- EXERCISE DESCRIPTION:
Extract every line that contains the string "Generate".

Records with drawing code:
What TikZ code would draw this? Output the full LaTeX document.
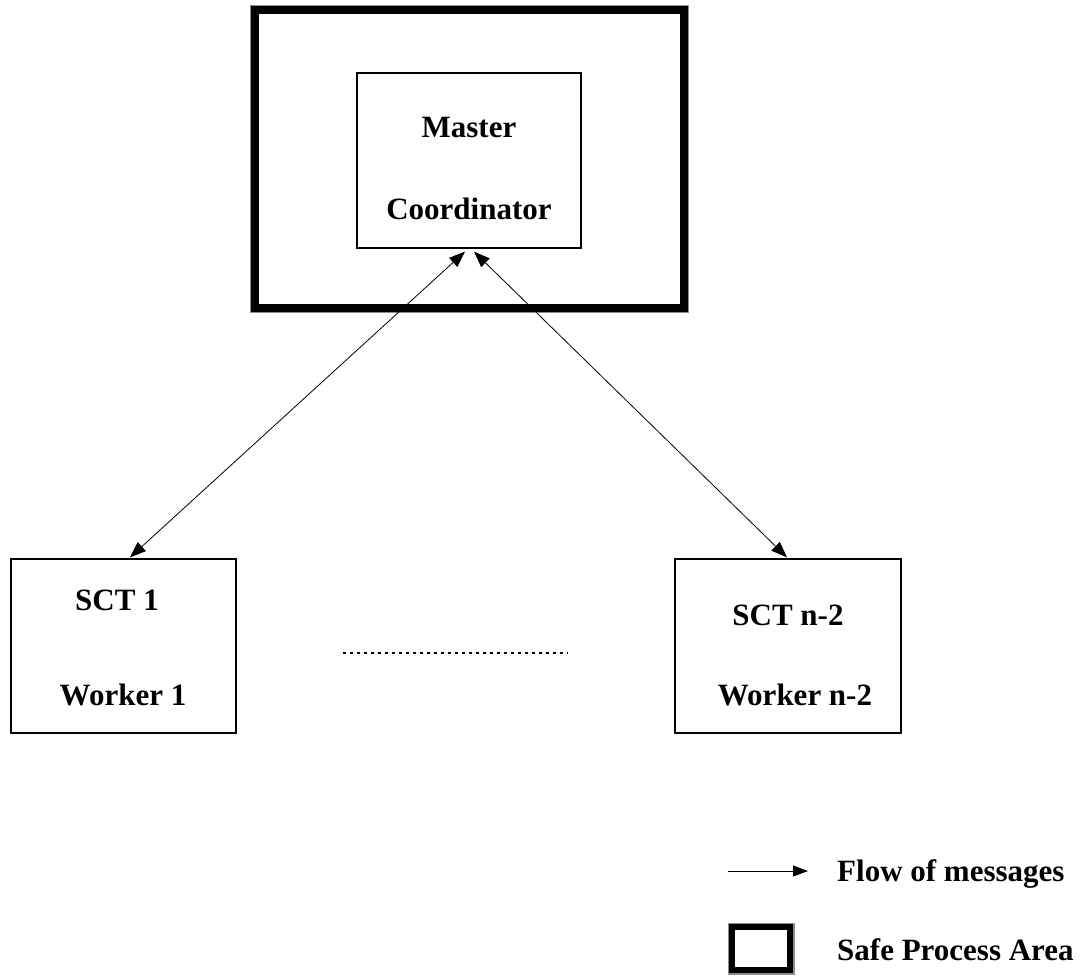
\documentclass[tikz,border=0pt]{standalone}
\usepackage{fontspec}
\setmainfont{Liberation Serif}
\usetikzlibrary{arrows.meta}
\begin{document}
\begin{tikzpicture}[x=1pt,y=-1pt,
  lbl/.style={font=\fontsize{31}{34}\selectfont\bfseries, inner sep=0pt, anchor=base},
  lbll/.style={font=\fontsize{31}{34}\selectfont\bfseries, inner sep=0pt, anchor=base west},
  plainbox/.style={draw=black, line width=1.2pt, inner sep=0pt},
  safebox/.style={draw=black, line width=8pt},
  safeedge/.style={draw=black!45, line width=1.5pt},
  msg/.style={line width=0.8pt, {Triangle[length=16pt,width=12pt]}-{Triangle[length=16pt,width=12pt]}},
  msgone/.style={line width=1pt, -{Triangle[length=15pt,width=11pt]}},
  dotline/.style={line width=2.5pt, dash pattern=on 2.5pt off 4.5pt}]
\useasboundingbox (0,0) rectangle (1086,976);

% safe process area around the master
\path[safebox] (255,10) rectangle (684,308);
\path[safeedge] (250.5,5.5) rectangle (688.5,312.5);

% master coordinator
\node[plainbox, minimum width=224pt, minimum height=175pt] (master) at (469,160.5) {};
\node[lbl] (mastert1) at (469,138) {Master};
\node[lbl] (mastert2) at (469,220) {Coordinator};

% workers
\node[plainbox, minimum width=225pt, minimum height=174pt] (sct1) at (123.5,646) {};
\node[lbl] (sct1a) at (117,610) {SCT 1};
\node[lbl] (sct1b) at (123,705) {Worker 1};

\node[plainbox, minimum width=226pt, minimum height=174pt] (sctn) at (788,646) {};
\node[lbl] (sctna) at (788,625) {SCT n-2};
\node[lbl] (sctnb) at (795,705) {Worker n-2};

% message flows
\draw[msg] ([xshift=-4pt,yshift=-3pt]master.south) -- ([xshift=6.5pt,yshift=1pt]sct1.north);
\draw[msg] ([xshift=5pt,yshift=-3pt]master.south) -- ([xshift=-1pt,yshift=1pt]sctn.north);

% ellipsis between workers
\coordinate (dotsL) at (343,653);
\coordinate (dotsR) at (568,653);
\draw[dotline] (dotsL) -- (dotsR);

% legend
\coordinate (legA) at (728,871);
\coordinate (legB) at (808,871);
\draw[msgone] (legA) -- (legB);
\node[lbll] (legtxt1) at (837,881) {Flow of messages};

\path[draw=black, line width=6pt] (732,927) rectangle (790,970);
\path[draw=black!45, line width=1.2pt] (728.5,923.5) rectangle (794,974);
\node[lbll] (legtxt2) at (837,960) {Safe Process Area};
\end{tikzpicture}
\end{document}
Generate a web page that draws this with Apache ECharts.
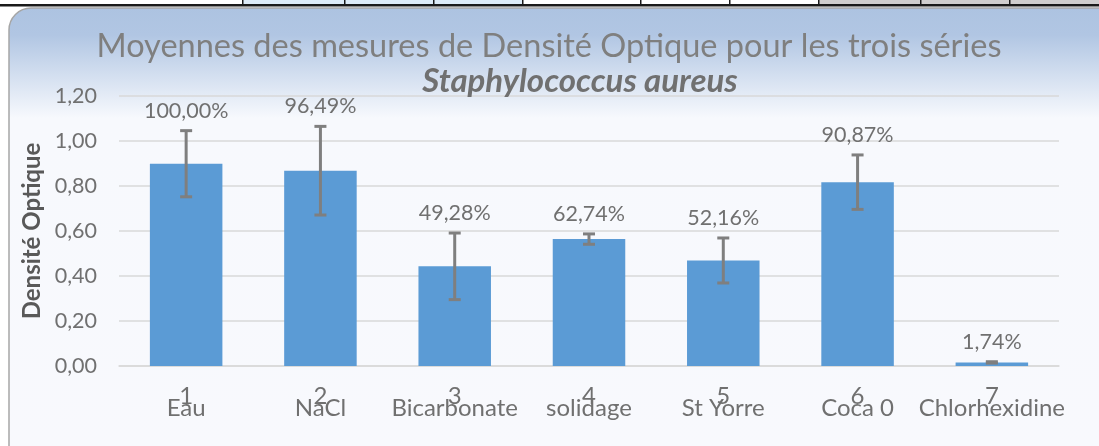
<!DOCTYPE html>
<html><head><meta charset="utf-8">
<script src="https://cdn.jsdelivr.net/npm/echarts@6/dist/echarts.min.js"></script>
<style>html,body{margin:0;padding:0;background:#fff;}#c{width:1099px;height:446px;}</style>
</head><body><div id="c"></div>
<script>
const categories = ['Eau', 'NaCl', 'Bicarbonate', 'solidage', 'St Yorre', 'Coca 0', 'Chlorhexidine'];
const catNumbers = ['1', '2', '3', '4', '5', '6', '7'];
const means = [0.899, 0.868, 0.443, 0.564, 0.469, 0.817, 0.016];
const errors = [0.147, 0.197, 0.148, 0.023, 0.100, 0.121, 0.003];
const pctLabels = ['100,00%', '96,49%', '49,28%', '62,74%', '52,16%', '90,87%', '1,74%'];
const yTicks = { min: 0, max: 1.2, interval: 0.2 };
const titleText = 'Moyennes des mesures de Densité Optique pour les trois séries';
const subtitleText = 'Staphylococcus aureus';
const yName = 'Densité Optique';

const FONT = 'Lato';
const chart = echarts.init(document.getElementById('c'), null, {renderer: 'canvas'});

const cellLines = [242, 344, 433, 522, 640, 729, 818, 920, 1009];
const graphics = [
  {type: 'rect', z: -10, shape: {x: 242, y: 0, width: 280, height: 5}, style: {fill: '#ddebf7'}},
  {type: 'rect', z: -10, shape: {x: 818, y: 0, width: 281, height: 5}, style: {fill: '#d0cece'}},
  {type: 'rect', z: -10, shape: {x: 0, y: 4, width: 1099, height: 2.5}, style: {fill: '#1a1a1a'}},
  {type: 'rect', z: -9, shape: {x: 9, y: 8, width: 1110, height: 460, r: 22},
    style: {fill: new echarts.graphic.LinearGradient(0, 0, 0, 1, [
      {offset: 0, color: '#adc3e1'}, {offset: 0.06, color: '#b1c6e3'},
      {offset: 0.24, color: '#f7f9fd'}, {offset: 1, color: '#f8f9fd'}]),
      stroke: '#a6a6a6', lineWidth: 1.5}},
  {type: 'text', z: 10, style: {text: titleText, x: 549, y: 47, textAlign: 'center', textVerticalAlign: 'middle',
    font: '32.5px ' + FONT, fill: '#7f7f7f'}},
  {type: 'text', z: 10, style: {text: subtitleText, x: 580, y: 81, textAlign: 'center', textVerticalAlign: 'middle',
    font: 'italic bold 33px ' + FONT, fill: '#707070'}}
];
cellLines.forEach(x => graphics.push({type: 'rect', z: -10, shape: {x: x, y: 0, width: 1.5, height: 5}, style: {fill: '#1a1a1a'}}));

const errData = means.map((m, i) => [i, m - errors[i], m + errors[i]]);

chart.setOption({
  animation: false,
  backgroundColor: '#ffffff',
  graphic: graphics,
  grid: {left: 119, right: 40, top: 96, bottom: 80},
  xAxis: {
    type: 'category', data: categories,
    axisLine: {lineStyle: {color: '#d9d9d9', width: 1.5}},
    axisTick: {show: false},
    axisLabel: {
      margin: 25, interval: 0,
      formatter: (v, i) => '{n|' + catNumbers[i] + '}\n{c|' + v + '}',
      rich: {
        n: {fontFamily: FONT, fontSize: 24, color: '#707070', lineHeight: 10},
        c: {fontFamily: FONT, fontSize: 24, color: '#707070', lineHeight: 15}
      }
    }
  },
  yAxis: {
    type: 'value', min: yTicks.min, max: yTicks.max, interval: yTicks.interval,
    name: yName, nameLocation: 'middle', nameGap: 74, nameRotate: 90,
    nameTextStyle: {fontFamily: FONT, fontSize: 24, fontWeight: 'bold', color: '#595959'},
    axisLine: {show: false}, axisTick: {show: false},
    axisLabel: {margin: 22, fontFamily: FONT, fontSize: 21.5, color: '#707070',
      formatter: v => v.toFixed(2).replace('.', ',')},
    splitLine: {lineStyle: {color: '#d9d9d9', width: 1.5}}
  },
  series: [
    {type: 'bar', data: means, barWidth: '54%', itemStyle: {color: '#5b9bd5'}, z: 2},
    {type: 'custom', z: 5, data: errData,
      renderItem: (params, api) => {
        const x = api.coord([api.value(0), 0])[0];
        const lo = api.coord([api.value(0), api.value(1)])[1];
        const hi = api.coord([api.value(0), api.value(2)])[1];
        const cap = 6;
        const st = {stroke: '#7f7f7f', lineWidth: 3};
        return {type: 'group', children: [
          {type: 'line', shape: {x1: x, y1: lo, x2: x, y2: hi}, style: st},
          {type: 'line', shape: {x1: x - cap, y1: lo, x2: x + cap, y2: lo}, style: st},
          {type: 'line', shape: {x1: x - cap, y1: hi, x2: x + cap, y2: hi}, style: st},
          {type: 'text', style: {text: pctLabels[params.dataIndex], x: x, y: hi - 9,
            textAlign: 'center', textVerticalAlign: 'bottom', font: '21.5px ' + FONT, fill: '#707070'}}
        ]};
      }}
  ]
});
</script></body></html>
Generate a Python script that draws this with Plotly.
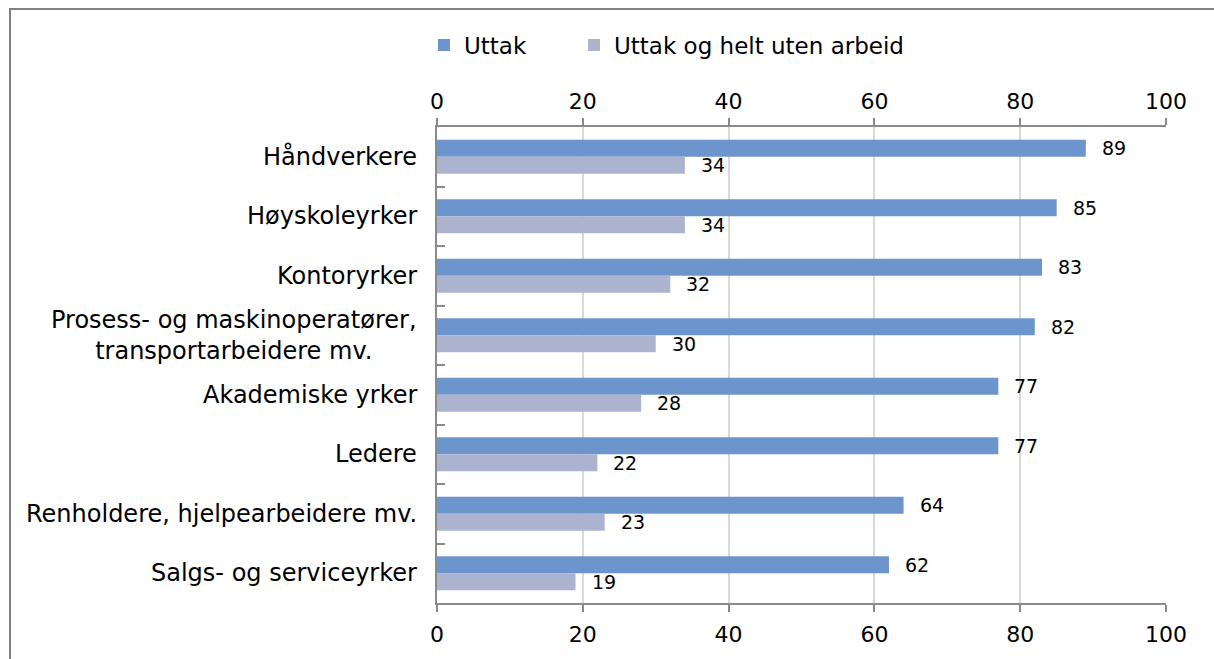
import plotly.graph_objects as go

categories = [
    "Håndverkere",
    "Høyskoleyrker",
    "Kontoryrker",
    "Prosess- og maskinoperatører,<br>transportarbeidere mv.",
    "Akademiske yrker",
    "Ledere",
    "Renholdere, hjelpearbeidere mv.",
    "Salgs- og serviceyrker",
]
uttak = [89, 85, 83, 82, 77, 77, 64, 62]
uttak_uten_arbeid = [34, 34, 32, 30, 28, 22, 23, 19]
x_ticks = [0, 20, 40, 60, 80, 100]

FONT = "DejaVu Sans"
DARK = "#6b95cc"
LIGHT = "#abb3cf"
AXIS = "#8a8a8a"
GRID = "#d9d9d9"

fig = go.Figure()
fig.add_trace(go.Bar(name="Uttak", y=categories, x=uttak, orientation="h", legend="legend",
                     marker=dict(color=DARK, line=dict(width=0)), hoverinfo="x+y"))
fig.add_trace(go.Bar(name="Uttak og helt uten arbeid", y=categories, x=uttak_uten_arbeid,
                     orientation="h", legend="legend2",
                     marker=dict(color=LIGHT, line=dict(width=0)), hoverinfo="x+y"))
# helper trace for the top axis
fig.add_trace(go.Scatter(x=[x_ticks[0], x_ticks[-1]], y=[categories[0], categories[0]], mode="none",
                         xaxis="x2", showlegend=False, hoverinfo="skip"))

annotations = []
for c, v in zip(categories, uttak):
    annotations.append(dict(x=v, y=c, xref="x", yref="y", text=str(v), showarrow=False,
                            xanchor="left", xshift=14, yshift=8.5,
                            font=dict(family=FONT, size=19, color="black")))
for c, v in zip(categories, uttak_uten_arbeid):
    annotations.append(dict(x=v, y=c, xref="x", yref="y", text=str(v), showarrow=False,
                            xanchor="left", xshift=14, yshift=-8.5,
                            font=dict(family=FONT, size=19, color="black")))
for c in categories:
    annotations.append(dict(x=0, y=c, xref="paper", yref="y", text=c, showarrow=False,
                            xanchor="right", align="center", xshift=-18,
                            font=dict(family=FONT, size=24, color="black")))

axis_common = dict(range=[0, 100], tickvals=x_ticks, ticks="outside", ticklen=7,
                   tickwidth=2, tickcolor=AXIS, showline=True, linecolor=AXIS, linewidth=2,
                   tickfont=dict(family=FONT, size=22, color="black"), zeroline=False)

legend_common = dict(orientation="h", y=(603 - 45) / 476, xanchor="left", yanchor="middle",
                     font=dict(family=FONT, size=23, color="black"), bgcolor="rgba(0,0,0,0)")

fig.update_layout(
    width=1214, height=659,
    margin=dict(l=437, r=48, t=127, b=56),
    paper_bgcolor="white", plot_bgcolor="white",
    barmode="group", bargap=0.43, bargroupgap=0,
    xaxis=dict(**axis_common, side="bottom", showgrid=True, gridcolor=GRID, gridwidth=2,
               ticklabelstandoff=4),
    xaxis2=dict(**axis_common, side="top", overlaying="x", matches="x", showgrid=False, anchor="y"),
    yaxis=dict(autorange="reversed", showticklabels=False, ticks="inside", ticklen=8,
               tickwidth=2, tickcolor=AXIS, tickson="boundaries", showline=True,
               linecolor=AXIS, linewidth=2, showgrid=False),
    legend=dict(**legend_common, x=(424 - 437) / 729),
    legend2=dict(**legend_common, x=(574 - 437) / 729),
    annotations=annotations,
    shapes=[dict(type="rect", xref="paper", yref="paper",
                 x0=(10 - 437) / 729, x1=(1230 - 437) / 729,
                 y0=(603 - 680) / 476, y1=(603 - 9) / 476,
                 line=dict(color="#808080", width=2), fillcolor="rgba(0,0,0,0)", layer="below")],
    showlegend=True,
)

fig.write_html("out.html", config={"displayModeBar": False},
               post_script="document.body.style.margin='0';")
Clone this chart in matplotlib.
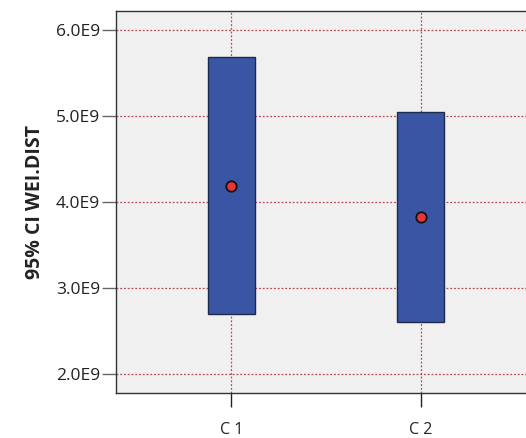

- IN RESPONSE:
Generate a web page that draws this with Apache ECharts.
Generate a Python script that draws this with Plotly.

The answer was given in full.